Report: EU states must improve expertise sharing on refugee resettlement

Refugee resettlement challenges
Afghan refugees, Canal Saint Martin, Paris. Courtesy Evan Bench.

European countries must adopt a more strategic approach when offering support to one another for refugee resettlement if they hope to meet ambitious EU goals, the Migration Policy Institute Europe argues in a new report.

Sharing gaps

MPI Europe researchers interviewed national officials from across the European Union—as well as those from the United States and Canada, where authorities have significant experience with refugee resettlement—and found multiple weaknesses in their efforts to share expertise. According to the researchers, their projects often had no defined goals or way of measuring success, and little attention was paid to whether individual participants were well matched.

The report, Scaling up Refugee Resettlement in Europe: The role of institutional peer support, argues that when starting out or expanding resettlement programmes, governments are dependent on support from other countries—whether through email exchanges or conversations at the side of meetings, or formal conferences and study visits.

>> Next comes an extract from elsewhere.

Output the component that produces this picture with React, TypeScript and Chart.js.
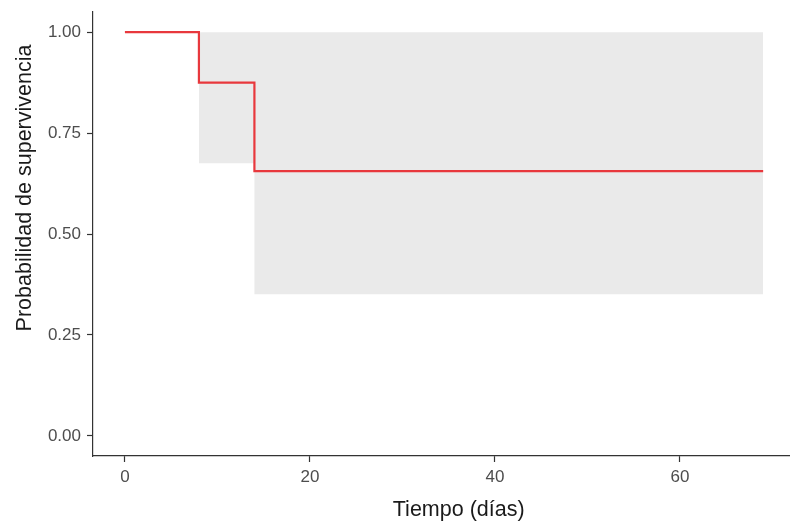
import React, { useEffect, useRef } from "react";
import { Chart, registerables } from "chart.js";

Chart.register(...registerables);

// ---- data ----
const timeDays = [0, 8, 14, 69];
const survival = [1, 0.875, 0.656, 0.656];
const bandTime = [8, 14, 69];
const bandUpper = [1, 1, 1];
const bandLower = [0.675, 0.351, 0.351];
const xTicks = [0, 20, 40, 60];
const yTicks = [0, 0.25, 0.5, 0.75, 1];
const xTitle = "Tiempo (días)";
const yTitle = "Probabilidad de supervivencia";

const FONT = '"Liberation Sans", Arial, Helvetica, sans-serif';
const LINE_COLOR = "#E8383D";
const BAND_COLOR = "#EAEAEA";
const AXIS_COLOR = "#333333";
const TICK_LABEL_COLOR = "#4D4D4D";

const titlesPlugin = {
  id: "customTitles",
  afterDraw(chart: any) {
    const ctx = chart.ctx as CanvasRenderingContext2D;
    ctx.save();
    ctx.fillStyle = "#1A1A1A";
    ctx.font = `21.5px ${FONT}`;
    ctx.textAlign = "center";
    ctx.textBaseline = "alphabetic";
    ctx.fillText(xTitle, 458.7, 516);
    ctx.translate(30.5, 188);
    ctx.rotate(-Math.PI / 2);
    ctx.fillText(yTitle, 0, 0);
    ctx.restore();
  },
};

export default function App() {
  const canvasRef = useRef<HTMLCanvasElement | null>(null);

  useEffect(() => {
    document.body.style.margin = "0";
    const canvas = canvasRef.current;
    if (!canvas) return;

    const chart = new Chart(canvas, {
      type: "line",
      data: {
        datasets: [
          {
            label: "Supervivencia",
            data: timeDays.map((t, i) => ({ x: t, y: survival[i] })),
            borderColor: LINE_COLOR,
            borderWidth: 2.2,
            stepped: "before",
            pointRadius: 0,
            fill: false,
          },
          {
            label: "IC superior",
            data: bandTime.map((t, i) => ({ x: t, y: bandUpper[i] })),
            borderWidth: 0,
            borderColor: "rgba(0,0,0,0)",
            stepped: "before",
            pointRadius: 0,
            fill: false,
          },
          {
            label: "IC inferior",
            data: bandTime.map((t, i) => ({ x: t, y: bandLower[i] })),
            borderWidth: 0,
            borderColor: "rgba(0,0,0,0)",
            backgroundColor: BAND_COLOR,
            stepped: "before",
            pointRadius: 0,
            fill: "-1",
          },
        ],
      },
      options: {
        animation: false,
        responsive: true,
        maintainAspectRatio: false,
        layout: { padding: { top: 12, right: 0, bottom: 0, left: 0 } },
        plugins: {
          legend: { display: false },
          tooltip: { enabled: false },
          title: { display: false },
        },
        scales: {
          x: {
            type: "linear",
            min: -3.45,
            max: 71.9,
            afterBuildTicks: (scale: any) => {
              scale.ticks = xTicks.map((v) => ({ value: v }));
            },
            afterFit: (scale: any) => {
              scale.height = 66;
              scale.paddingLeft = 0;
              scale.paddingRight = 0;
            },
            grid: {
              display: true,
              drawOnChartArea: false,
              drawTicks: true,
              tickLength: 6,
              tickColor: AXIS_COLOR,
              tickWidth: 1.2,
            },
            border: { display: true, color: AXIS_COLOR, width: 1.2 },
            ticks: {
              color: TICK_LABEL_COLOR,
              font: { family: FONT, size: 17 },
              padding: 5,
              maxRotation: 0,
              autoSkip: false,
              callback: (v: any) => String(v),
            },
          },
          y: {
            type: "linear",
            min: -0.05,
            max: 1.05,
            afterBuildTicks: (scale: any) => {
              scale.ticks = yTicks.map((v) => ({ value: v }));
            },
            afterFit: (scale: any) => {
              scale.width = 93;
              scale.paddingTop = 0;
              scale.paddingBottom = 0;
            },
            grid: {
              display: true,
              drawOnChartArea: false,
              drawTicks: true,
              tickLength: 6,
              tickColor: AXIS_COLOR,
              tickWidth: 1.2,
            },
            border: { display: true, color: AXIS_COLOR, width: 1.2 },
            ticks: {
              color: TICK_LABEL_COLOR,
              font: { family: FONT, size: 17 },
              padding: 6,
              autoSkip: false,
              callback: (v: any) => Number(v).toFixed(2),
            },
          },
        },
      },
      plugins: [titlesPlugin],
    });

    return () => {
      chart.destroy();
    };
  }, []);

  return (
    <div style={{ position: "relative", width: 790, height: 522 }}>
      <canvas ref={canvasRef} />
    </div>
  );
}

Well-designed peer-support projects ‘can motivate countries to increase resettlement and share vital information, help peers translate theory into practice, build positive relationships and inspire innovation within resettlement systems’, write authors Hanne Beirens and Aliyyah Ahad.

Also, according to MPI, joint activities or EU infrastructure will help to reduce the costs of resettlement for EU countries and enable them to take in more refugees,  the latter fitting within a strategy to better manage migration flows to Europe.

Expertise differences

This is particularly needed in Europe, says MPI, where the EU Commission has proposed resettling 50,000 more refugees over the next two years in addition to the 25,000 already taken in, despite a gulf in expertise and experience between Member States. Countries such as the United Kingdom, France, Sweden and Germany have already resettled thousands of people; but Slovenia, Croatia, Poland and Hungary, among others, are yet to take refugees under EU-level schemes.

‘This is thus a critical moment to examine whether, how and under what circumstances peer support is proving successful in helping Member States establish or expand their resettlement programmes’, argue the MPI Europe researchers.

The report, commissioned as part of the European Union Action on Facilitating Resettlement and Refugee Admission through New Knowledge (EU-FRANK) project, can be read here.

The EU-FRANK project is financed by the European Asylum Migration and Integration Fund (AMIF) and led by Sweden. Belgium, Hungary, Italy, the Netherlands and Switzerland are partner countries.